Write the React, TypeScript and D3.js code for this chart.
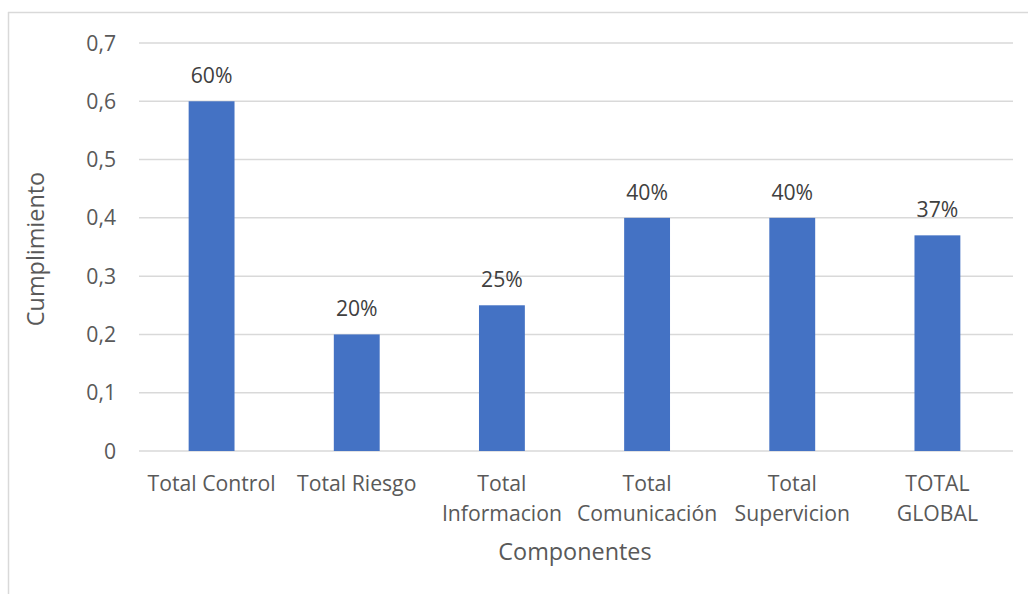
import React from "react";
import * as d3 from "d3";

const categories: string[][] = [
  ["Total Control"],
  ["Total Riesgo"],
  ["Total", "Informacion"],
  ["Total", "Comunicación"],
  ["Total", "Supervicion"],
  ["TOTAL", "GLOBAL"],
];
const values: number[] = [0.6, 0.2, 0.25, 0.4, 0.4, 0.37];
const yTicks: number[] = [0, 0.1, 0.2, 0.3, 0.4, 0.5, 0.6, 0.7];

const W = 1028;
const H = 594;
const FONT = "'Open Sans', sans-serif";

export default function App() {
  const x = d3
    .scaleBand<number>()
    .domain(values.map((_, i) => i))
    .range([139, 1010])
    .paddingInner(0.684)
    .paddingOuter(0.342);
  const y = d3.scaleLinear().domain([0, 0.7]).range([451, 43]);
  const fmtTick = (v: number) => (v === 0 ? "0" : d3.format(".1f")(v).replace(".", ","));
  const fmtPct = d3.format(".0%");
  const cx = (i: number) => (x(i) as number) + x.bandwidth() / 2;

  return (
    <svg
      width={W}
      height={H}
      style={{ position: "absolute", left: 0, top: 0, background: "#fff" }}
    >
      {/* chart area frame */}
      <line x1={8} x2={W} y1={12.5} y2={12.5} stroke="#d9d9d9" strokeWidth={1.5} />
      <line x1={8.5} x2={8.5} y1={12} y2={H} stroke="#d9d9d9" strokeWidth={1.5} />

      {/* gridlines */}
      {yTicks.map((t) => (
        <line
          key={t}
          x1={139}
          x2={1013}
          y1={y(t)}
          y2={y(t)}
          stroke="#d9d9d9"
          strokeWidth={1.5}
        />
      ))}

      {/* y tick labels */}
      {yTicks.map((t) => (
        <text
          key={"t" + t}
          x={116}
          y={y(t)}
          dy="0.36em"
          textAnchor="end"
          fontFamily={FONT}
          fontSize={21.2}
          fill="#595959"
        >
          {fmtTick(t)}
        </text>
      ))}

      {/* bars */}
      {values.map((v, i) => (
        <rect
          key={"b" + i}
          x={x(i)}
          y={y(v)}
          width={x.bandwidth()}
          height={y(0) - y(v)}
          fill="#4472c4"
        />
      ))}

      {/* data labels */}
      {values.map((v, i) => (
        <text
          key={"l" + i}
          x={cx(i)}
          y={y(v) - 18}
          textAnchor="middle"
          fontFamily={FONT}
          fontSize={21.2}
          fill="#404040"
        >
          {fmtPct(v)}
        </text>
      ))}

      {/* category labels */}
      {categories.map((lines, i) => (
        <text
          key={"c" + i}
          y={491}
          textAnchor="middle"
          fontFamily={FONT}
          fontSize={21.2}
          fill="#595959"
        >
          {lines.map((ln, j) => (
            <tspan key={j} x={cx(i)} dy={j === 0 ? 0 : 30}>
              {ln}
            </tspan>
          ))}
        </text>
      ))}

      {/* axis titles */}
      <text
        x={575}
        y={560}
        textAnchor="middle"
        fontFamily={FONT}
        fontSize={23.4}
        fill="#595959"
      >
        Componentes
      </text>
      <text
        transform={`translate(44, 249) rotate(-90)`}
        textAnchor="middle"
        fontFamily={FONT}
        fontSize={23.4}
        fill="#595959"
      >
        Cumplimiento
      </text>
    </svg>
  );
}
____
### Exercise directions
Which lines include "chart"? Copy each of them out.

### Answer to the task
Write the React, TypeScript and D3.js code for this chart.
      {/* chart area frame */}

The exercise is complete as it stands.